The fact that Hawken nonchalantly inserts a couple of lines about the inhuman horrors Columbus committed on the Taino people caused me gut-wrenching despair. It absolutely blows my mind how the God of Catholicism and the Devil were practically indistinguishable back then (and in many cases holds true even today).
According to Hawken, practically every vegetable and fruit that we eat was originally cultivated by Indigenous farmers in the Americas.
Apparently, all living beings have different bodies, different constitutions and different nutritional needs at different times. He cites a 1928 study by pediatrician Clara Davies where several infants were offered various types of foods and they all seemed to eat what they needed, and developed into “the finest group of specimens” according to the children’s attending pediatrician.
Unfortunately, our taste buds were bio-hacked a few decades ago by “food” manufacturers and “sensory” alchemists and we have become “culinary hamsters in the treadmill of supermarket foods.”
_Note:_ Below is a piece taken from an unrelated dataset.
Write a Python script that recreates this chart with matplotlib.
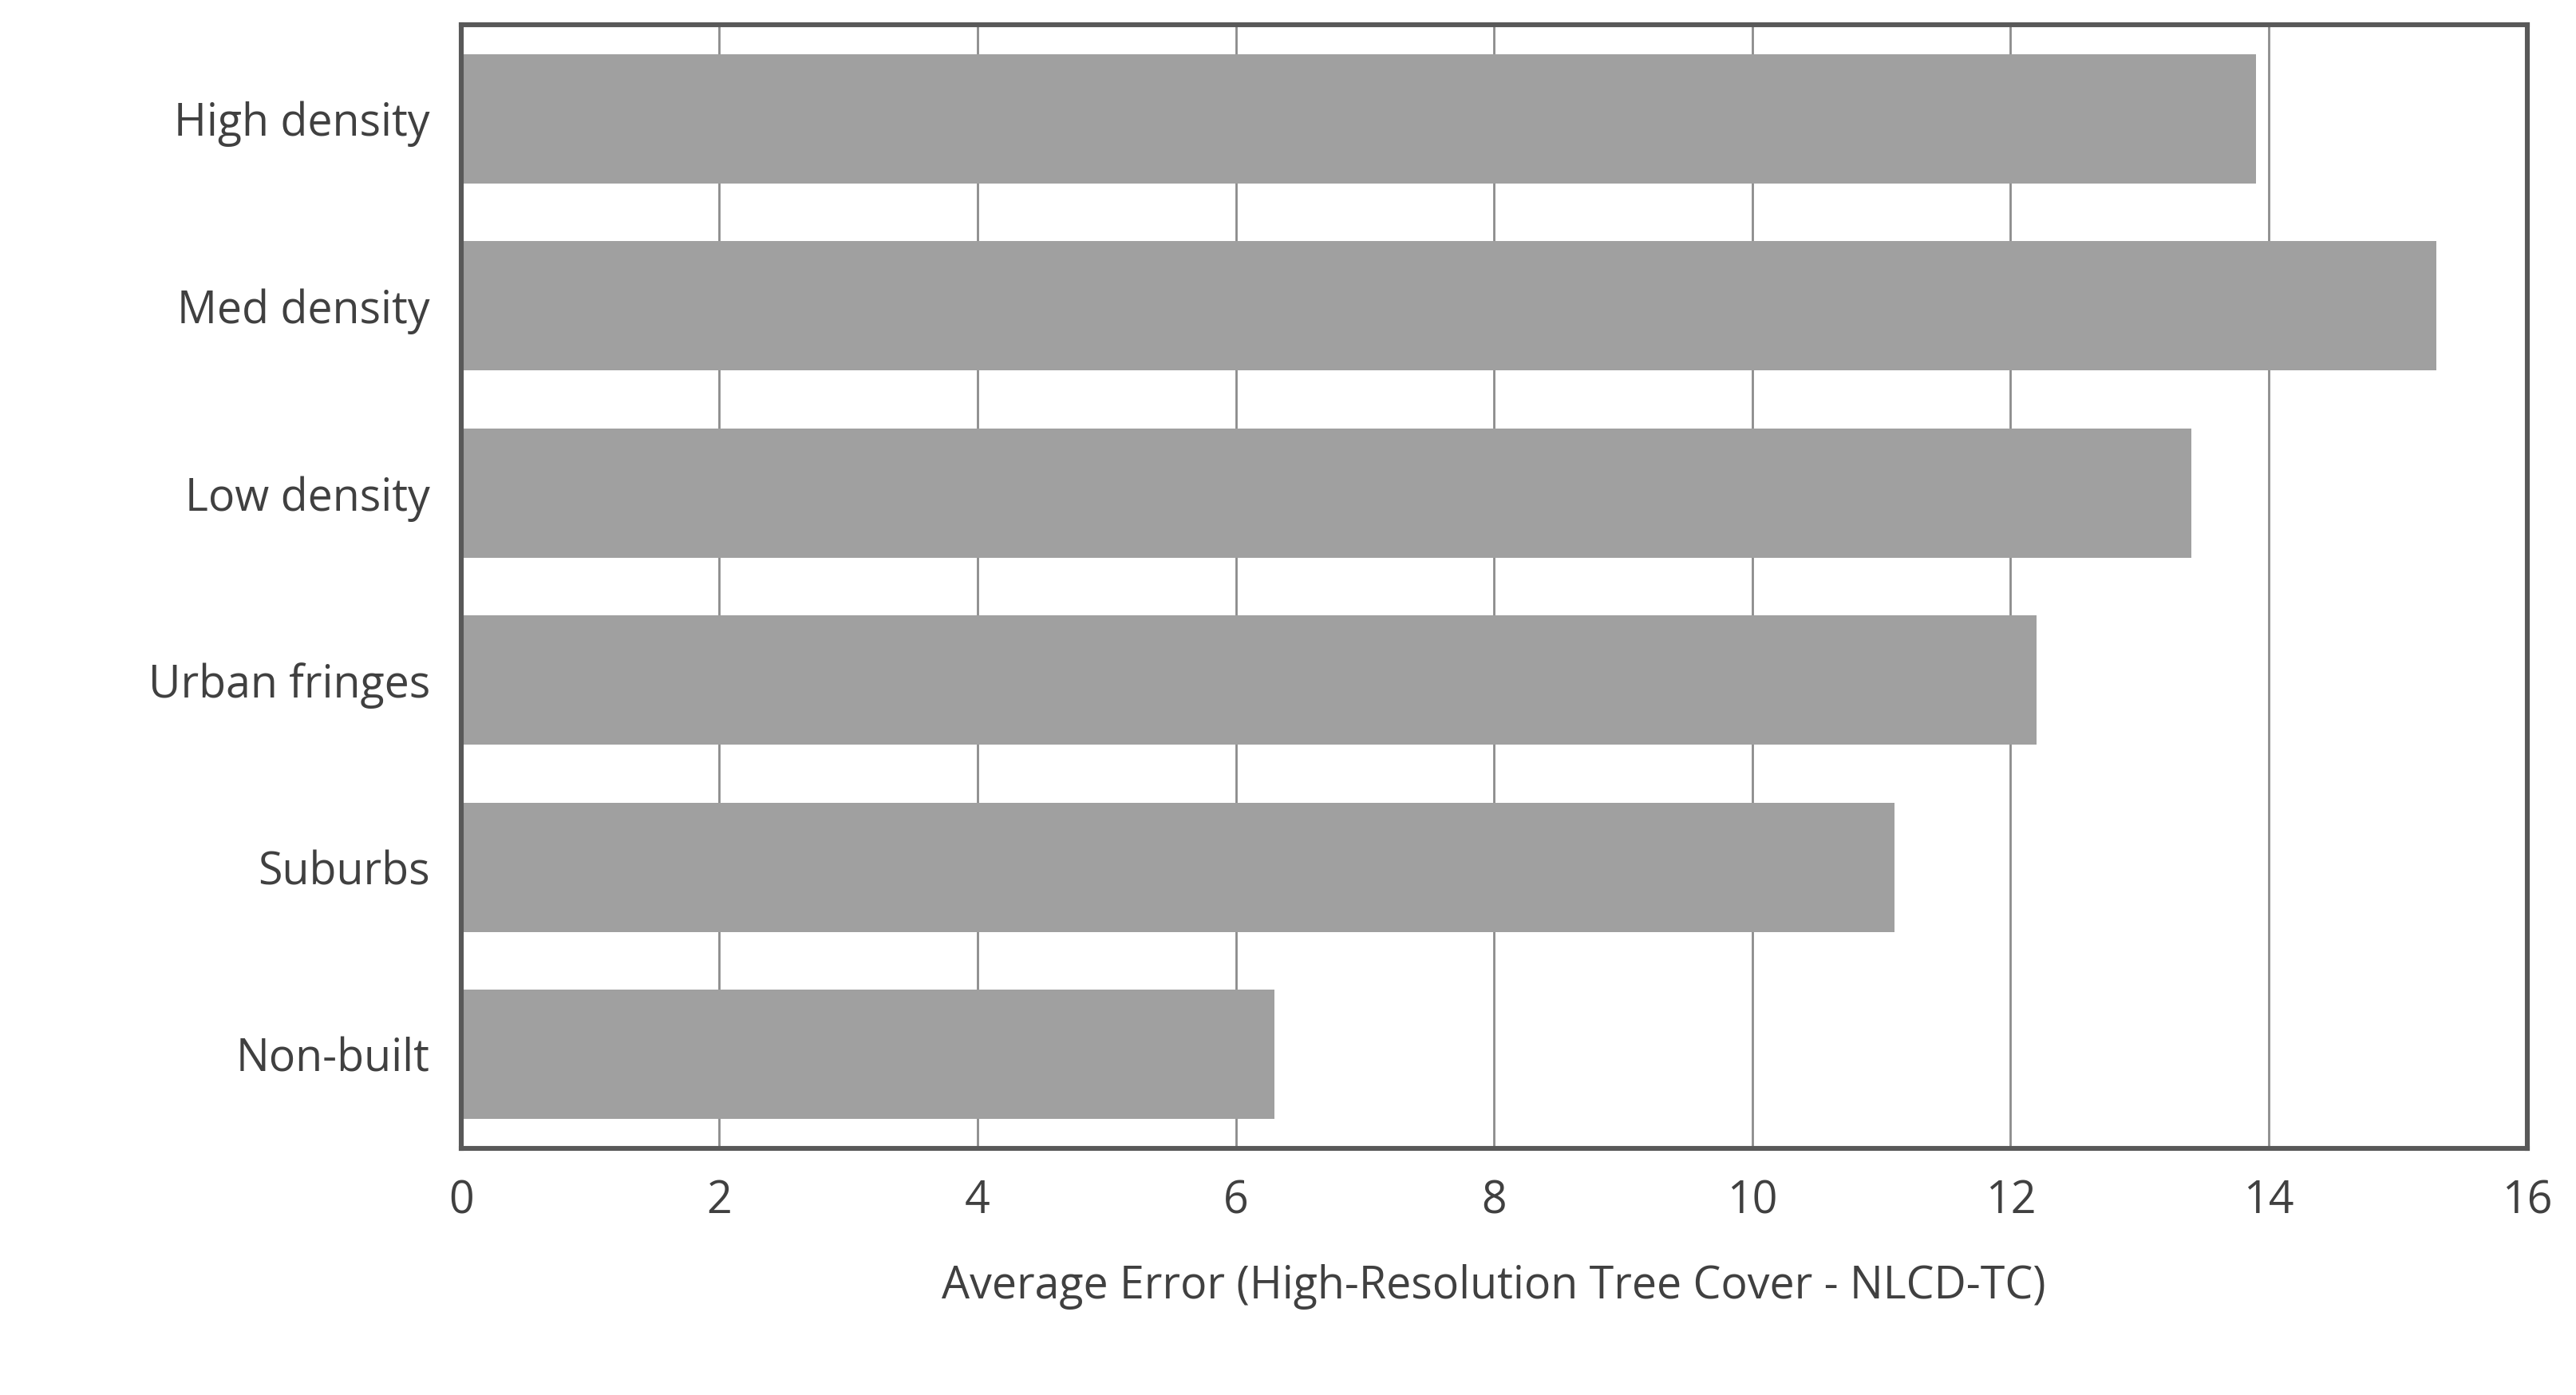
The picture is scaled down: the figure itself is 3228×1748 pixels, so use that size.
import matplotlib.pyplot as plt

categories = ["High density", "Med density", "Low density", "Urban fringes", "Suburbs", "Non-built"]
values = [13.9, 15.3, 13.4, 12.2, 11.1, 6.3]
xticks = [0, 2, 4, 6, 8, 10, 12, 14, 16]

plt.rcParams['font.family'] = ['Open Sans', 'DejaVu Sans']

fig = plt.figure(figsize=(16.14, 8.74), dpi=200)
ax = fig.add_axes([0.179, 0.177, 0.802, 0.805])

pos = list(range(len(categories)))[::-1]
ax.barh(pos, values, height=0.69, color="#a0a0a0", zorder=2)

ax.set_xlim(0, 16)
ax.set_ylim(-0.5, len(categories) - 0.5)
ax.set_xticks(xticks)
ax.set_xticklabels([str(t) for t in xticks])
ax.set_yticks(pos)
ax.set_yticklabels(categories)
ax.grid(axis='x', color="#8c8c8c", linewidth=1.0, zorder=1)
ax.tick_params(length=0, labelsize=20, colors="#404040", pad=14)
for s in ax.spines.values():
    s.set_color("#595959")
    s.set_linewidth(2.2)

ax.set_xlabel("Average Error (High-Resolution Tree Cover - NLCD-TC)", fontsize=20, color="#404040", labelpad=18)

fig.savefig("out.png", dpi=200)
We started out being predators, but we have turned into prey for the food industry, which degrades not only our health, but also the land, water and animal health.
Several details about our taste and smell senses. Lots of numbers of taste combinations, nutritional components, different biochemicals, phytonutrients etc.
Although I don’t consume a lot of kale, I like it, so I was a bit disappointed to hear Hawken call kale a fad that’s not good for us – apparently, market kale has high amounts of heavy metals and raw kale contains goitrogens that suppress thyroid function.
The chapter ends by saying that our health and the land we live on are intimately connected, and to restore both, we have to take back our mouths and taste buds from those who use it to accumulate financial capital and return them to those who create biological capital.